Alcuni esempi, tratti dalla memoria storica locale e dall’attualità festiva, rendono più perspicuo e visibile quanto si è appena detto. Non era forse tradizione la doppia festività civile dell’Assunta a Serra, da diversi anni scomparsa e sepolta? Non erano tradizione molti giochi di bambini e ragazzi, la mazza e lu spizzingulu, l’accipitotamu, lu pitiruoci, dei quali non vi è più notizia come di cosa viva e diventati, oggi, in qualche caso, materia per tornei di cui si svolge in questi giorni la “I edizione”? Non era stata, per secoli, tradizione la fiera degli animali a Pentecoste? E le “baracche” a Santa Maria? Di quante tradizioni bisognerà o si sarebbe dovuta piangere la dipartita? Di quante sono stati celebrati i silenziosi funerali? Rovesciando la prospettiva, su ciò che tradizione non è e tuttavia come tale si proclama e a questo statuto ambisce: quale tradizione incarnano le “castellane” di oggi, i neotemplari nelle processioni, le sagre di tutto e di più che si presentano come tradizionali persino quando utilizzano prodotti (si veda l’esempio delle patate) che solo in tempi relativamente recenti hanno fatto il loro ingresso nell’alimentazione delle popolazioni locali? E i palii, le presunte rievocazioni storiche, le avventure di cappa e spada a memoria di avvenimenti mai avvenuti, di fatti che sono sempre stati fattoidi? Di conseguenza: dopo quanto tempo (decenni, secoli, millenni) qualcosa diventa tradizione e chi ha l’autorità per dichiarare qualcosa tale (una Pro loco, un’amministrazione comunale, un comitato di studiosi, un’associazione di liberi cittadini, una singola persona che, invenzione per invenzione, riveli di aver fatto una scoperta, di avere trovato una tradizione che sino al minuto prima tale non era)?
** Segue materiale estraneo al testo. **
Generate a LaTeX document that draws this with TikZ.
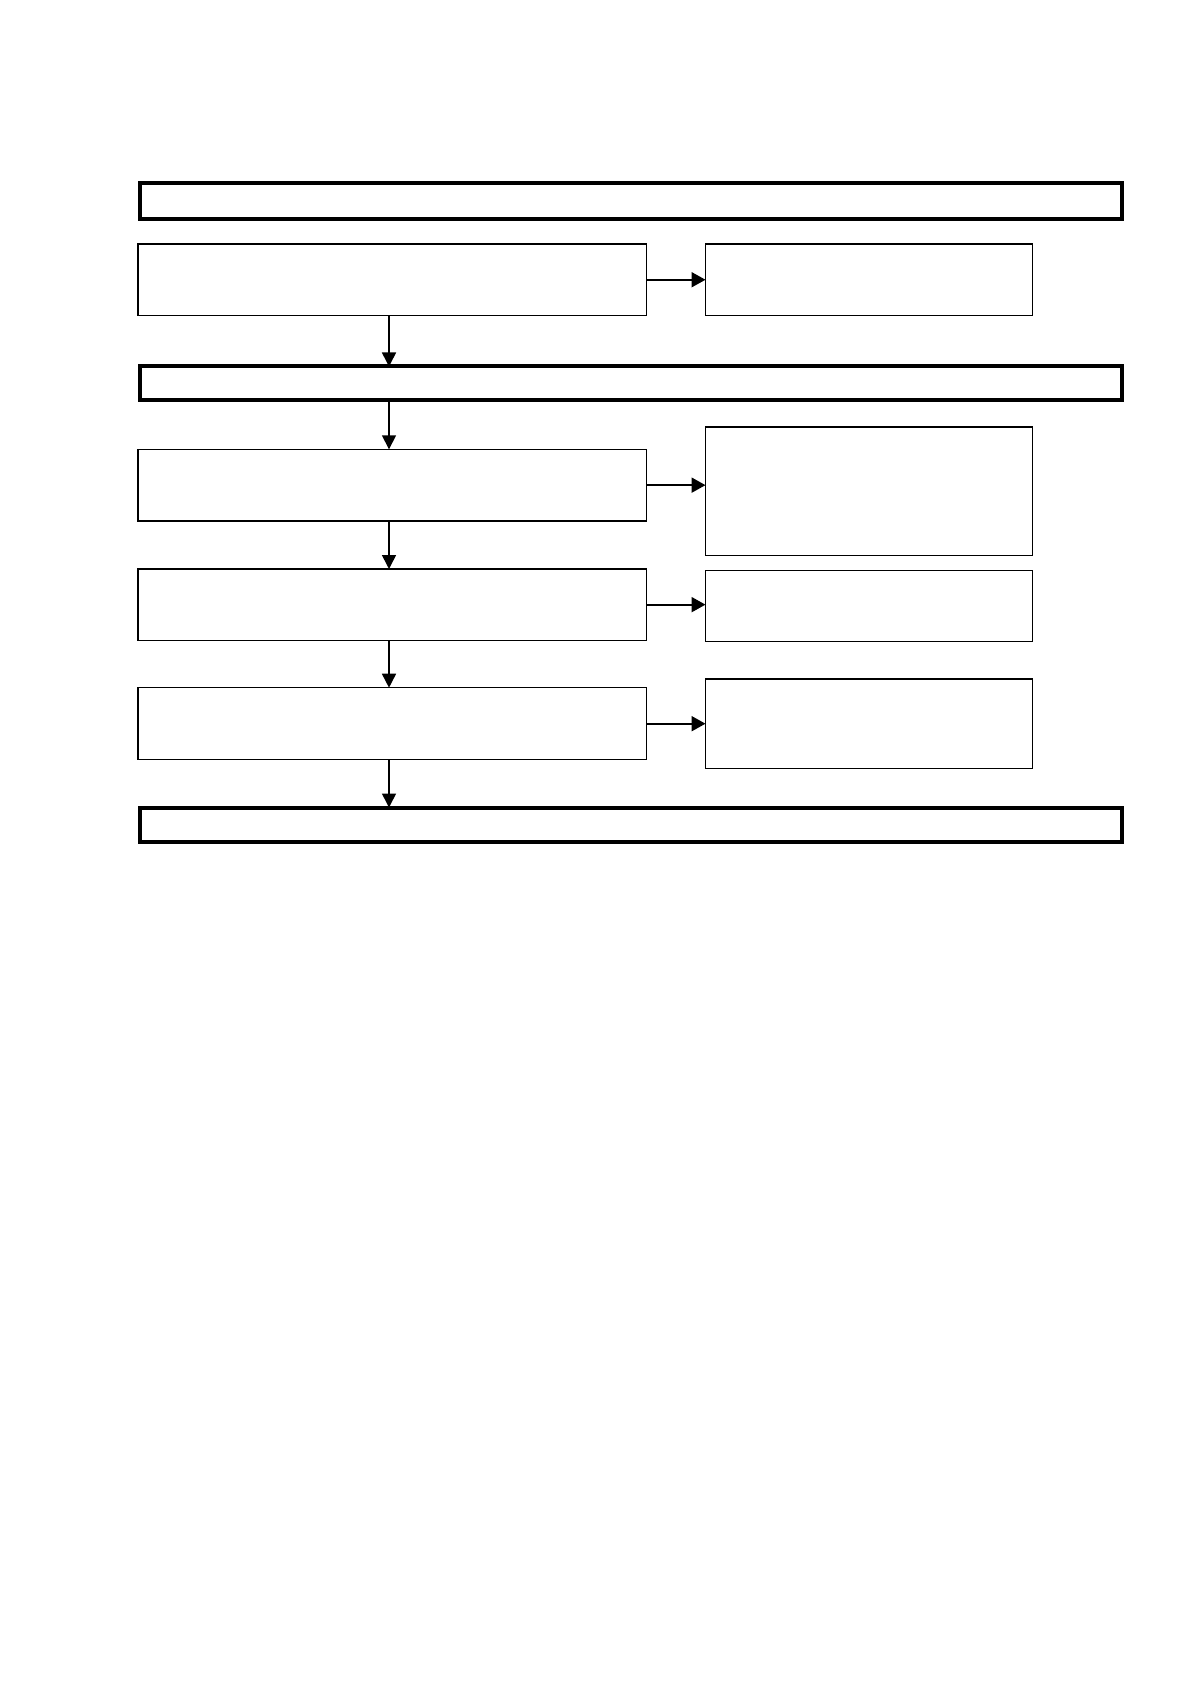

Materia sfuggente, come si vede, resa ancora più insidiosa dalla circostanza che non è sempre facile capire perché una tradizione si dissolva e muoia. Tante volte è un’autorità, civile o religiosa, a farla morire (come a proposito della prospettata soppressione del ballo del ciuccio), perché in contrasto con le leggi di uno Stato o con la dottrina di una Chiesa, anche se non sempre basta un editto o una dichiarazione ufficiale perché effettivamente una tradizione scompaia. È difficile istituire un’anagrafe delle tradizioni scomparse che ne certifichi l’atto di morte nel momento in cui questa si verifica, come se avvenisse in un preciso istante, unico e inequivoco, considerato che in tanti casi le tradizioni provano anche a resistere, magari sotto mentite spoglie, trasformandosi poco o molto, subendo piccole o grandi metamorfosi. Altre volte la scomparsa di una tradizione avviene in maniera quasi insensibile, senza forse neppure accorgersene, mediante un’erosione lenta e continua che fa sì che, a un certo punto, qualcosa (un rito, una cerimonia, una festa, un gioco) non ci sia più, senza nemmeno capire esattamente come e perché. Nessuno e tutti ne hanno voluto la scomparsa. Come le istituzioni politiche, come i sistemi economici, come le creazioni architettoniche, anche le tradizioni soggiacciono alla storia e se sono storiche dalla storia sono modellate: erano state introdotte in quanto appartenevano a una forma di vita; si  abbandonano perché con un’altra, nuova e diversa forma di vita hanno poco da spartire. Bisogna tracciare una conclusione, per quanto veloce e provvisoria, per dire che forse pure la scomparsa del ballo del ciuccio è un segno dei tempi e rivela quella impossibilità della tradizione a essere del tutto fedele a sé stessa, se, come abbiamo provato a far vedere, in fondo una tradizione è tale soltanto perché si nega e viene, contemporaneamente, tràdita e tradìta.